Che differenza c’è tra la regia di un’opera e quella di un lavoro teatrale?
«Per me è stato sempre come fare opere liriche, perché i Fanny & Alexander hanno comunque sempre messo la musica al centro di tutto, intessuta con la drammaturgia. Una cosa che ha sempre detto Chiara Lagani, e che io sposo completamente, è che la musica è la tessitura tra tutti i piani espressivi. L’unica vera differenza è che quando si fa un’opera così conosciuta come Il Barbiere di Siviglia bisogna tenere in mente che l’80% del pubblico ha la sua opera interiore, l’ha già vista o quantomeno sentita. E comunque c’è un libretto che è intoccabile. Questo fa sì che si debba lavorare come su un mito, occorre approcciarsi alla regia d’opera come su una questione che è già conosciuta e dunque bisogna intrecciarvi altre narrazioni, su cosa siamo diventati oggi e su cosa quell’opera ci può dire adesso. Lo spettacolo nasce su una storia che c’è già, e c’è già anche una sapienza collettiva che chiede continuamente delle conferme. Lavorare in dialogo con questa attenzione alla riconferma, che spesso è conservatrice, è interessante, perché è lì il dialogo, è lì che il regista può intervenire».
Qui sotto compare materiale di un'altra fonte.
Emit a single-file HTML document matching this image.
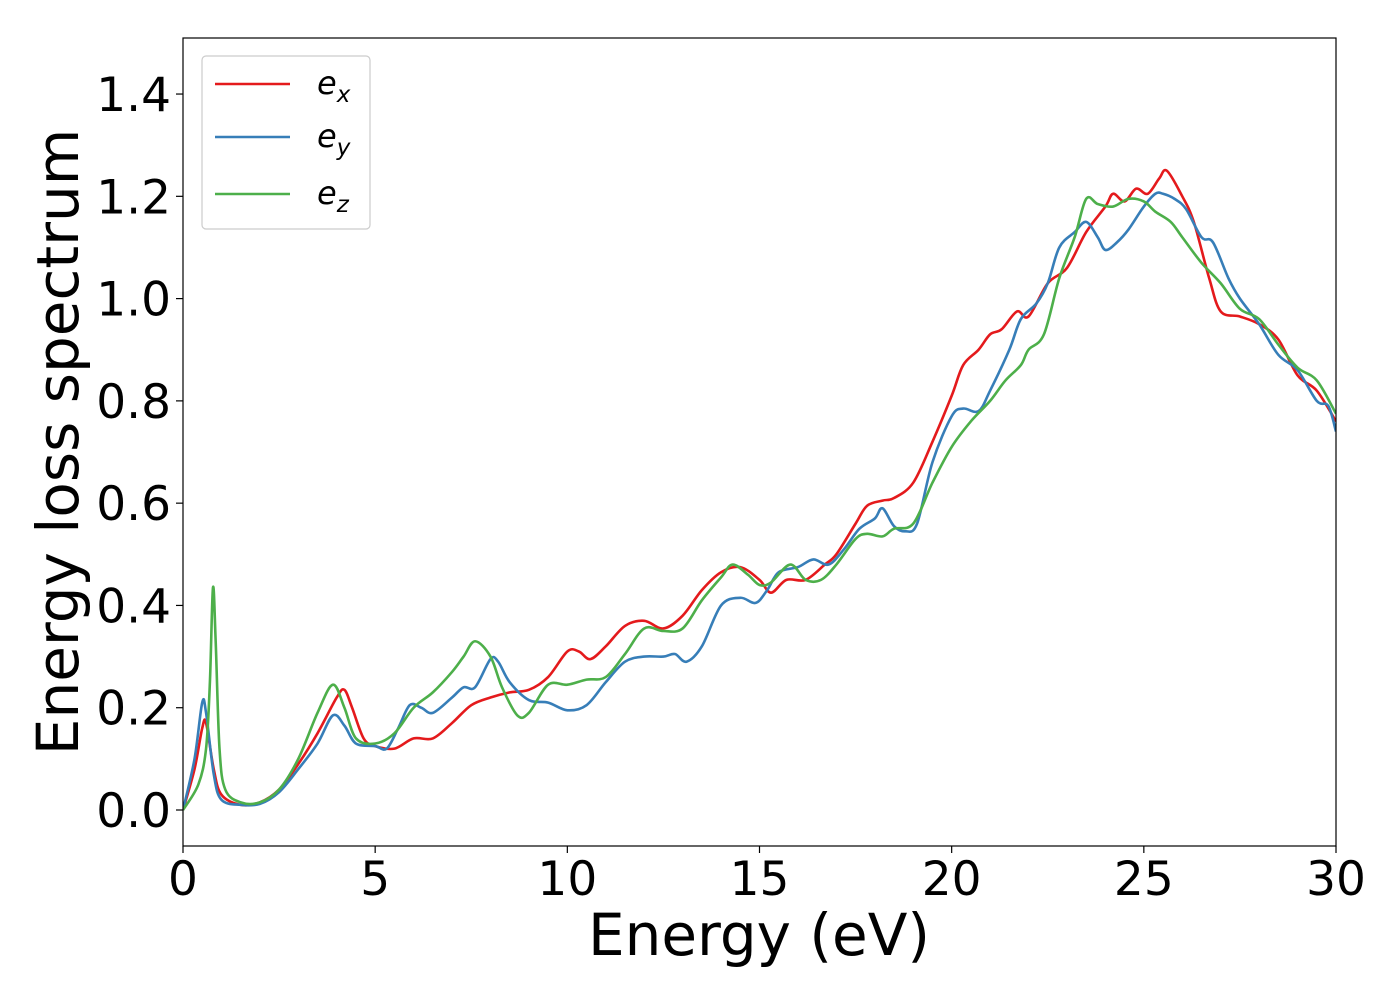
<!DOCTYPE html>
<html><head><meta charset="utf-8"><style>
body{margin:0;background:#fff;}
svg text{font-family:"DejaVu Sans","Liberation Sans",sans-serif;}
</style></head><body>
<svg id="chart" width="1400" height="1000" xmlns="http://www.w3.org/2000/svg"></svg>
<script>
const exX=[0,0.3,0.5,0.6,0.8,1.0,1.5,2,2.5,3,3.5,4,4.2,4.4,4.7,5,5.5,6,6.5,7,7.5,8,8.5,9,9.5,10,10.3,10.6,11,11.5,12,12.5,13,13.5,14,14.5,15,15.3,15.7,16.2,16.7,17,17.5,17.8,18.2,18.5,19,19.5,20,20.3,20.7,21,21.3,21.7,22,22.5,23,23.5,24,24.2,24.5,24.8,25.1,25.4,25.6,26,26.3,26.7,27,27.5,28,28.5,29,29.5,30];
const exY=[0,0.08,0.16,0.17,0.08,0.03,0.01,0.015,0.04,0.09,0.15,0.22,0.235,0.2,0.14,0.125,0.12,0.14,0.14,0.17,0.205,0.22,0.23,0.235,0.26,0.31,0.31,0.295,0.32,0.36,0.37,0.355,0.38,0.43,0.465,0.475,0.45,0.425,0.45,0.45,0.48,0.5,0.56,0.595,0.605,0.61,0.64,0.72,0.81,0.87,0.9,0.93,0.94,0.975,0.965,1.03,1.06,1.13,1.18,1.205,1.19,1.215,1.205,1.235,1.25,1.2,1.15,1.04,0.975,0.965,0.95,0.92,0.85,0.82,0.76];
const eyX=[0,0.3,0.5,0.6,0.8,1.0,1.5,2,2.5,3,3.5,3.9,4.2,4.5,5,5.3,5.6,5.9,6.2,6.5,7,7.3,7.6,8,8.2,8.5,9,9.5,10,10.5,11,11.5,12,12.5,12.8,13.1,13.5,14,14.5,14.9,15.2,15.5,16,16.4,16.8,17.2,17.6,18,18.2,18.5,18.8,19.1,19.5,20,20.3,20.7,21,21.5,21.8,22.2,22.5,22.8,23.2,23.5,23.8,24,24.3,24.6,25,25.3,25.5,25.8,26.1,26.5,26.8,27.2,27.5,28,28.5,29,29.5,29.8,30];
const eyY=[0,0.1,0.21,0.19,0.07,0.02,0.01,0.012,0.035,0.08,0.13,0.185,0.165,0.13,0.125,0.12,0.16,0.205,0.2,0.19,0.22,0.24,0.24,0.295,0.29,0.25,0.215,0.21,0.195,0.205,0.25,0.29,0.3,0.3,0.305,0.29,0.32,0.4,0.415,0.405,0.43,0.465,0.475,0.49,0.48,0.51,0.55,0.57,0.59,0.555,0.545,0.56,0.68,0.77,0.785,0.78,0.82,0.9,0.96,0.99,1.03,1.1,1.13,1.15,1.12,1.095,1.11,1.135,1.18,1.205,1.205,1.195,1.175,1.12,1.11,1.04,1.0,0.95,0.89,0.86,0.8,0.79,0.74];
const ezX=[0,0.4,0.6,0.7,0.78,0.85,0.95,1.1,1.5,2,2.5,3,3.5,3.9,4.2,4.5,5,5.5,6,6.5,7,7.3,7.6,8,8.3,8.7,9,9.5,10,10.5,11,11.5,12,12.5,13,13.5,14,14.3,14.7,15,15.3,15.8,16.2,16.6,17,17.5,17.8,18.2,18.5,19,19.5,20,20.5,21,21.4,21.8,22,22.4,22.8,23.2,23.5,23.8,24.2,24.6,25,25.3,25.7,26,26.5,27,27.5,28,28.5,29,29.5,30];
const ezY=[0,0.05,0.12,0.25,0.435,0.33,0.12,0.04,0.015,0.015,0.04,0.1,0.19,0.245,0.2,0.14,0.13,0.15,0.2,0.23,0.27,0.3,0.33,0.3,0.24,0.185,0.19,0.245,0.245,0.255,0.26,0.305,0.355,0.35,0.355,0.41,0.455,0.48,0.46,0.44,0.445,0.48,0.45,0.45,0.48,0.53,0.54,0.535,0.55,0.56,0.64,0.71,0.76,0.8,0.84,0.87,0.9,0.93,1.04,1.12,1.195,1.185,1.18,1.195,1.19,1.17,1.15,1.12,1.07,1.03,0.98,0.96,0.91,0.865,0.84,0.775];
const xTicks=[0,5,10,15,20,25,30];
const yTicks=[0,0.2,0.4,0.6,0.8,1.0,1.2,1.4];

const L=183,R=1336,T=38,B=846;
const sx=v=>L+(v-0)/30*(R-L);
const sy=v=>810+(-v)*511.4;
const svg=document.getElementById('chart');
const NS='http://www.w3.org/2000/svg';
function mk(tag,attrs,parent){const e=document.createElementNS(NS,tag);for(const k in attrs)e.setAttribute(k,attrs[k]);(parent||svg).appendChild(e);return e;}

const defs=mk('defs',{});
const cp=mk('clipPath',{id:'clip'},defs);
mk('rect',{x:L,y:T,width:R-L,height:B-T},cp);

function pathFor(xs,ys){
  const p=xs.map((x,i)=>[sx(x),sy(ys[i])]);
  let d='M'+p[0][0].toFixed(2)+','+p[0][1].toFixed(2);
  for(let i=0;i<p.length-1;i++){
    const p0=p[i-1]||p[i],p1=p[i],p2=p[i+1],p3=p[i+2]||p2;
    const c1=[p1[0]+(p2[0]-p0[0])/6,p1[1]+(p2[1]-p0[1])/6];
    const c2=[p2[0]-(p3[0]-p1[0])/6,p2[1]-(p3[1]-p1[1])/6];
    d+=' C'+c1[0].toFixed(2)+','+c1[1].toFixed(2)+' '+c2[0].toFixed(2)+','+c2[1].toFixed(2)+' '+p2[0].toFixed(2)+','+p2[1].toFixed(2);
  }
  return d;
}
const g=mk('g',{'clip-path':'url(#clip)'});
const series=[[exX,exY,'#e41a1c','series-ex'],[eyX,eyY,'#377eb8','series-ey'],[ezX,ezY,'#4daf4a','series-ez']];
series.forEach(s=>{
  const p=mk('path',{d:pathFor(s[0],s[1]),fill:'none',stroke:s[2],'stroke-width':2.6,'stroke-linejoin':'round'},g);
  
  
});

const frame=mk('rect',{x:L,y:T,width:R-L,height:B-T,fill:'none',stroke:'#000','stroke-width':1.2});



xTicks.forEach(t=>{
  mk('line',{x1:sx(t),x2:sx(t),y1:B,y2:B+7,stroke:'#000','stroke-width':1.2});
  const tx=mk('text',{x:sx(t),y:895,'font-size':47,'text-anchor':'middle'});
  tx.textContent=String(t);
  
  
});
yTicks.forEach(t=>{
  mk('line',{x1:L-7,x2:L,y1:sy(t),y2:sy(t),stroke:'#000','stroke-width':1.2});
  const tx=mk('text',{x:171,y:sy(t)+17,'font-size':47,'text-anchor':'end'});
  tx.textContent=t.toFixed(1);
  
  
});
const xt=mk('text',{x:759,y:955,'font-size':58,'text-anchor':'middle'});
xt.textContent='Energy (eV)';


const yt=mk('text',{x:0,y:0,'font-size':58,'text-anchor':'middle',transform:'translate(78,442) rotate(-90)'});
yt.textContent='Energy loss spectrum';



const lg=mk('g',{});


mk('rect',{x:202,y:56,width:168,height:173,rx:4,fill:'#fff',stroke:'#ccc','stroke-width':1.2},lg);
const labs=[['x',84,'#e41a1c'],['y',137,'#377eb8'],['z',194,'#4daf4a']];
labs.forEach(l=>{
  const e=mk('g',{},lg);
  
  
  mk('line',{x1:215,x2:290,y1:l[1],y2:l[1],stroke:l[2],'stroke-width':2.6},e);
  const t=mk('text',{x:317,y:l[1]+10,'font-size':32,'font-style':'italic'},e);
  t.textContent='e';
  const s=mk('tspan',{'font-size':23,dy:8},t);
  s.textContent=l[0];
});
</script>
</body></html>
E tu come sei intervenuto?
«Cercando appunto di farne una storia che potrebbe essere dei giorni d’oggi, lavorando su molti piani differenti. Ho creato quest’idea della città di cui parla Figaro (“il factotum della città” ndr), togliendo innanzitutto l’opera da un centro e creando invece riverberi continui con microstorie del nostro tempo, per cui la scena stessa è una scenografia che si propone di svelare anche la vita dei protagonisti, laddove ciò non sarebbe previsto dal libretto. Ciò mi ha permesso di creare tanti fili narrativi in più, alla Jacques Tati, che sono quello che mi interessavano, perché quest’opera ride delle nostre nevrosi, dei nostri tic, degli incagli. Rossini in questo è geniale, non a caso lo adorava Carmelo Bene, c’è una grande leggerezza».

Il confronto registico con i cantanti lirici è molto diverso da quello con gli attori teatrali?
«Per me il cantante d’opera è un attore, o almeno dovrebbe essere così. Comunque il grande lavoro che si fa è quello di cercare di insistere sul naturalismo, sulla verità scenica, sulle motivazioni, cercare di sottrarre l’opera dal concerto, tendenza che è invece dominante nel melodramma, dove spesso si fa un semi-concerto con scene. Con i cantanti ho lavorato dunque il più possibile sul naturalismo, poi è ovvio che nella vicenda ci sono un sacco di situazioni di travestimento, iper-teatrali, che si prestano a un tipo di logica più recitativa che naturalistica. Mi sono divertito tantissimo a lavorare a questo Barbiere, è un’opera molto corale. Abbiamo fatto le prove ridendo tutto il tempo, c’è stato un momento che pensavo di non riuscire a vedere una prova senza interruzioni per le risate, stava diventando un problema. Un’atmosfera molto giocosa».